Azerbaycan'da son dönemde hız kazanan cami restorasyon ve inşa çalışmalarını iki örnekle anlatan İskenderov, şunları söyledi:
"Mayıs ayında açılan Şamahı Cuma Camii, sembolik önemi haiz. Güney Kafkasya'nın ilk cuma camisi. Halid bin Velid devrinde inşa edilmiş. Azerbaycan'ın bütün tarihini yaşamış bir cami. Depremler, savaşlar geçirmiş. İki defa yıkılıp yeniden yapılmış. 1918'de Taşnak Ermeniler şehrin mülki erkanını ve bir kısım ahaliyi orada toplayıp yakmış. Cami, Sovyetler Birliği döneminde de ambar yapılmış. İki yıllık çalışma sonucunda burası 4 bin 500 kişi kapasiteli, 4 minareli bir cami olarak ihya edildi. Bugün bir bakıma 'Kafkasların Sultanahmet Camisi' haline geldi. Yine, bizzat Sayın Aliyev'in himayesinde Bakü'nün en büyük camisi inşa ediliyor. Adı 'Kardeşlik Camii'. Hem mezhepler arasındaki, hem de Türkiye ile Azerbaycan arasındaki kardeşliği temsil ediyor. 6 aya kadar açılmasını öngörüyoruz."

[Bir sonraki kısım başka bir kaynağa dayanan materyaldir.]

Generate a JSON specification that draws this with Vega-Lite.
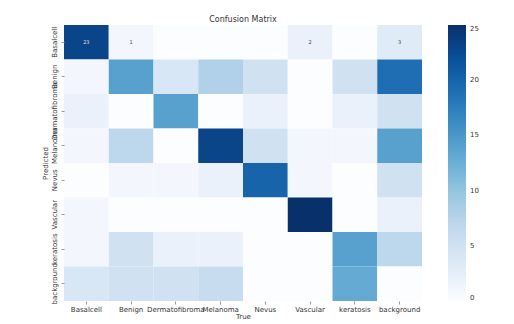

Bu gelişmelerin Azerbaycan'la sıkı ilişki içindeki Türk vatandaşları tarafından bile tam algılanamadığını üzülerek fark ettiklerini belirten İskenderov, "Bu alanda bir tanıtıma ihtiyaç olduğuna karar verdik. Azerbaycan'daki camiilerin ve buna bağlı olarak dini hayatın anlatılması için cami fotoğraflarından oluşan bir sergi ile 1700 caminin, haklarındaki 'rivayet'lerle ve tarhi bilgilerle yer alacağı bir kitap planladık" diye konuştu.
Projenin sergi ayağının Eskişehir'de geçen hafta düzenlenen Bakuvi sempozyumu çerçevesinde başlatıldığını ve seçilen 100 cami fotoğrafının 1 hafta süreyle bu şehirde sergileneceğini belirten İskenderov, serginin 2014'te önce İstanbul'a taşınacağını, ardından da diğer bazı İslam ülkelerinde tekrarlanacağı bilgisini verdi.